Libre-pensée, humanisme – France

Personal details
- Born: 27 October 1898 Millau, France
- Died: 20 April 1979 (aged 80) Millau, France
- Party: Parti radical-socialiste Camille Pelletan
- Occupation: Lawyer
- Profession: Human right activist politician

= Jean Cotereau =

French politician and militant secularist (1898–1979)

Jean Cotereau (27 October 1898 in Millau – 20 April 1979 in Millau) was a politician and a militant secularist.

== Biography ==
Coming from the middle class, he graduated from École Polytechnique.

Raised in the Catholic faith, he moved away from it to become a radical secular and anticlerical militant. He became a member of the Grand Orient of France.

He left his professional career and from 1926 he devoted himself entirely to La Libre-pensée, where he eventually became general secretary while at the same time being in charge of the association's publications, in particular La Raison ("Reason"), and L'Idée libre ("The Free Idea").

In 1950 Coterau joined the Human Rights League (France) where he was active through the 1960s.

At the same time, Jean Cotereau got involved in politics. He joined the Radical-Socialist Party Camille Pelletan, of which he was vice-president when the party was established in 1933.

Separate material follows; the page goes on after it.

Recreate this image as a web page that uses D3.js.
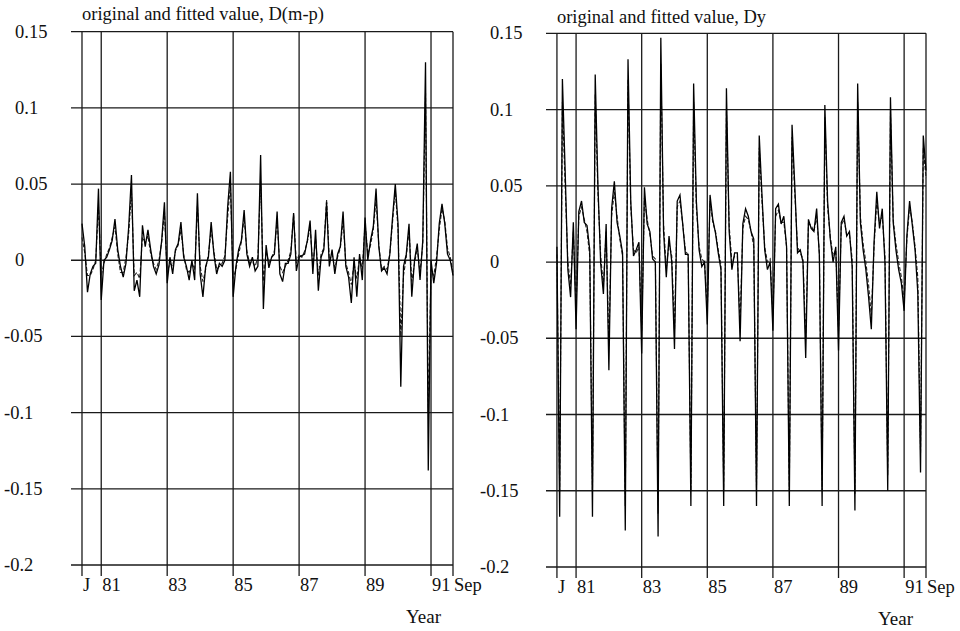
<!DOCTYPE html>
<html>
<head>
<meta charset="utf-8">
<script src="https://cdn.jsdelivr.net/npm/d3@7"></script>
<style>
  body { margin: 0; background: #fff; }
</style>
</head>
<body>
<script>
// monthly data, month 0 = June 1980 ... month 135 = Sep 1991
let yTicks = [0.15, 0.1, 0.05, 0, -0.05, -0.1, -0.15, -0.2]
let yTickLabels = ['0.15', '0.1', '0.05', '0', '-0.05', '-0.1', '-0.15', '-0.2']
let xTickMonths = [0, 7, 31, 55, 79, 103, 127, 135]
let xTickLabels = ['J', '81', '83', '85', '87', '89', '91', 'Sep']

let mpActual = [
  0.024, 0.009, -0.021, -0.009, -0.004, -0.002, 0.047, -0.026, 0.000, 0.002, 0.007, 0.013,
  0.027, 0.007, -0.004, -0.011, -0.002, 0.022, 0.056, -0.020, -0.013, -0.024, 0.023, 0.009,
  0.020, 0.007, -0.004, -0.009, -0.003, 0.013, 0.038, -0.015, 0.002, -0.009, 0.007, 0.011,
  0.025, 0.002, -0.004, -0.013, 0.000, -0.013, 0.044, -0.009, -0.024, -0.004, 0.002, 0.025,
  0.004, -0.009, -0.002, -0.004, 0.000, 0.035, 0.058, -0.024, -0.004, 0.007, 0.013, 0.033,
  0.004, -0.004, 0.002, -0.007, -0.004, 0.069, -0.032, 0.010, -0.005, 0.002, 0.004, 0.032,
  -0.009, -0.014, -0.002, -0.002, 0.004, 0.031, -0.007, 0.002, 0.003, 0.004, 0.013, 0.026,
  -0.009, 0.020, -0.020, 0.002, 0.007, 0.038, -0.004, 0.007, -0.009, 0.004, 0.009, 0.032,
  -0.004, -0.011, -0.028, 0.002, -0.024, 0.004, -0.013, 0.028, 0.000, 0.013, 0.022, 0.047,
  0.009, -0.007, -0.005, -0.009, 0.004, 0.028, 0.050, 0.024, -0.083, -0.004, 0.004, 0.024,
  -0.024, 0.000, 0.011, -0.013, 0.013, 0.130, -0.138, 0.000, -0.015, -0.002, 0.024, 0.037,
  0.024, 0.004, 0.000, -0.010
]
let mpFitted = [
  0.015, 0.005, -0.010, -0.010, -0.006, 0.000, 0.035, -0.010, -0.002, 0.004, 0.008, 0.015,
  0.022, 0.004, -0.008, -0.008, 0.002, 0.018, 0.045, -0.010, -0.008, -0.012, 0.015, 0.012,
  0.016, 0.004, -0.002, -0.006, 0.000, 0.012, 0.032, -0.008, -0.002, -0.004, 0.006, 0.010,
  0.020, 0.004, -0.006, -0.008, -0.002, -0.006, 0.036, -0.004, -0.014, -0.006, 0.004, 0.020,
  0.006, -0.006, -0.004, -0.002, 0.003, 0.028, 0.050, -0.012, -0.006, 0.004, 0.012, 0.028,
  0.006, -0.002, -0.001, -0.004, 0.002, 0.052, -0.014, 0.006, -0.002, 0.002, 0.006, 0.026,
  -0.004, -0.008, -0.004, 0.000, 0.006, 0.030, -0.002, 0.004, 0.002, 0.006, 0.012, 0.022,
  -0.004, 0.014, -0.010, 0.004, 0.008, 0.040, 0.000, 0.004, -0.005, 0.002, 0.008, 0.026,
  -0.002, -0.008, -0.016, -0.002, -0.012, 0.002, -0.006, 0.024, 0.004, 0.010, 0.020, 0.040,
  0.010, -0.006, -0.004, -0.006, 0.004, 0.025, 0.046, 0.020, -0.050, -0.010, 0.002, 0.020,
  -0.014, -0.002, 0.008, -0.008, 0.010, 0.110, -0.100, -0.006, -0.010, 0.002, 0.020, 0.034,
  0.026, 0.008, 0.002, -0.008
]

let dyActual = [
  0.010, -0.167, 0.120, 0.060, -0.005, -0.023, 0.026, -0.044, 0.033, 0.040, 0.026, 0.024,
  0.008, -0.167, 0.123, 0.050, -0.001, -0.021, 0.025, -0.071, 0.035, 0.053, 0.026, 0.017,
  0.006, -0.176, 0.133, 0.040, 0.004, 0.008, 0.013, -0.060, 0.049, 0.025, 0.020, 0.002,
  0.000, -0.180, 0.147, 0.020, -0.010, 0.017, 0.000, -0.057, 0.040, 0.044, 0.025, 0.005,
  0.005, -0.160, 0.117, 0.040, 0.008, -0.003, 0.000, -0.041, 0.044, 0.028, 0.019, 0.006,
  -0.005, -0.160, 0.114, 0.020, -0.005, 0.006, 0.006, -0.052, 0.025, 0.035, 0.030, 0.020,
  0.015, -0.160, 0.083, 0.044, 0.008, -0.005, 0.000, -0.045, 0.035, 0.038, 0.025, 0.030,
  0.010, -0.160, 0.090, 0.050, 0.006, 0.008, 0.000, -0.063, 0.028, 0.022, 0.020, 0.035,
  0.004, -0.160, 0.103, 0.040, 0.015, 0.000, 0.010, -0.058, 0.026, 0.030, 0.017, 0.020,
  -0.003, -0.163, 0.117, 0.026, 0.008, -0.005, -0.023, -0.044, 0.013, 0.046, 0.022, 0.035,
  -0.001, -0.150, 0.108, 0.026, 0.008, -0.005, -0.014, -0.032, 0.017, 0.040, 0.024, 0.008,
  -0.020, -0.138, 0.083, 0.060
]
let dyFitted = [
  0.005, -0.150, 0.105, 0.050, 0.000, -0.015, 0.020, -0.030, 0.030, 0.036, 0.028, 0.020,
  0.004, -0.150, 0.110, 0.045, 0.004, -0.015, 0.020, -0.055, 0.030, 0.046, 0.030, 0.015,
  0.004, -0.160, 0.120, 0.036, 0.008, 0.006, 0.010, -0.045, 0.042, 0.028, 0.018, 0.004,
  0.002, -0.165, 0.130, 0.025, -0.004, 0.012, 0.004, -0.045, 0.036, 0.040, 0.025, 0.008,
  0.004, -0.150, 0.105, 0.036, 0.010, 0.002, 0.000, -0.032, 0.040, 0.026, 0.020, 0.008,
  -0.002, -0.150, 0.100, 0.024, 0.000, 0.004, 0.004, -0.040, 0.022, 0.030, 0.028, 0.020,
  0.010, -0.148, 0.075, 0.040, 0.010, 0.000, 0.002, -0.035, 0.030, 0.034, 0.026, 0.026,
  0.010, -0.150, 0.082, 0.045, 0.010, 0.006, 0.002, -0.050, 0.025, 0.024, 0.020, 0.030,
  0.006, -0.150, 0.095, 0.036, 0.016, 0.004, 0.008, -0.045, 0.024, 0.028, 0.018, 0.018,
  0.002, -0.152, 0.105, 0.030, 0.012, 0.000, -0.015, -0.035, 0.010, 0.040, 0.025, 0.030,
  0.004, -0.140, 0.098, 0.028, 0.012, 0.000, -0.010, -0.025, 0.015, 0.036, 0.026, 0.010,
  -0.010, -0.125, 0.075, 0.055
]

let width = 960
let height = 631
let serif = "'Liberation Serif', 'Times New Roman', Times, serif"

let svg = d3.select('body').append('svg')
  .attr('width', width)
  .attr('height', height)
  .attr('font-family', serif)
  .attr('fill', '#111')

let panels = [
  {title: 'original and fitted value, D(m-p)', actual: mpActual, fitted: mpFitted,
   left: 71, right: 453, top: 31.7, bottom: 565, labelX: 15, negX: 4, titleY: 19.5, yearX: 406, yearY: 623},
  {title: 'original and fitted value, Dy', actual: dyActual, fitted: dyFitted,
   left: 546, right: 926, top: 33.3, bottom: 567, labelX: 490, negX: 480, titleY: 23, yearX: 878, yearY: 625}
]

let drawPanel = (p) => {
  let xScale = d3.scaleLinear().domain([-4, 135]).range([p.left, p.right])
  let yScale = d3.scaleLinear().domain([-0.2, 0.15]).range([p.bottom, p.top])
  let g = svg.append('g')

  // horizontal grid
  g.selectAll('.hgrid')
    .data(yTicks)
    .enter()
    .append('line')
    .attr('x1', p.left)
    .attr('x2', xScale(135))
    .attr('y1', d => yScale(d))
    .attr('y2', d => yScale(d))
    .attr('stroke', '#1a1a1a')
    .attr('stroke-width', 1.3)

  // vertical grid, runs a bit below the frame as tick marks
  g.selectAll('.vgrid')
    .data(xTickMonths)
    .enter()
    .append('line')
    .attr('x1', d => xScale(d))
    .attr('x2', d => xScale(d))
    .attr('y1', p.top)
    .attr('y2', p.bottom + 11)
    .attr('stroke', '#1a1a1a')
    .attr('stroke-width', 1.3)

  g.selectAll('.ylab')
    .data(yTicks)
    .enter()
    .append('text')
    .attr('x', (d) => d < 0 ? p.negX : p.labelX)
    .attr('y', d => yScale(d) + 6)
    .attr('font-size', 18.5)
    .text((d, i) => yTickLabels[i])

  g.selectAll('.xlab')
    .data(xTickMonths)
    .enter()
    .append('text')
    .attr('x', d => xScale(d) + 1)
    .attr('y', p.bottom + 26)
    .attr('font-size', 18.5)
    .text((d, i) => xTickLabels[i])

  let line = d3.line()
    .x((d, i) => xScale(i))
    .y(d => yScale(d))

  g.append('path')
    .datum(p.fitted)
    .attr('d', line)
    .attr('fill', 'none')
    .attr('stroke', '#222')
    .attr('stroke-width', 1.1)
    .attr('stroke-dasharray', '4,2')

  g.append('path')
    .datum(p.actual)
    .attr('d', line)
    .attr('fill', 'none')
    .attr('stroke', '#000')
    .attr('stroke-width', 1.3)

  g.append('text')
    .attr('x', xScale(0))
    .attr('y', p.titleY)
    .attr('font-size', 18.5)
    .text(p.title)

  g.append('text')
    .attr('x', p.yearX)
    .attr('y', p.yearY)
    .attr('font-size', 19)
    .text('Year')
}

panels.forEach(drawPanel)
</script>
</body>
</html>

However, a little later he joined the SFIO, French Section of the Workers' International, and in 1938 became a defender of the Munich Agreement.

Coterau won a municipal election in Fontenay-sous-Bois. He remained faithful to the Socialist Party although he did not achieve any position of importance in the party, until 1958 when he opposed the return to power of Charles de Gaulle.

In 1956, together with André Lorulot, he founded "La Raison", "organ of secular action and rationalist propaganda".

With La Libre pensée, where he was the president, he participated in the demonstrations of 28 May 1958. That followed by him opposing the Debré law.

In 1975 he left his directing role in La Libre pensée, but he was still named as the Honorary President.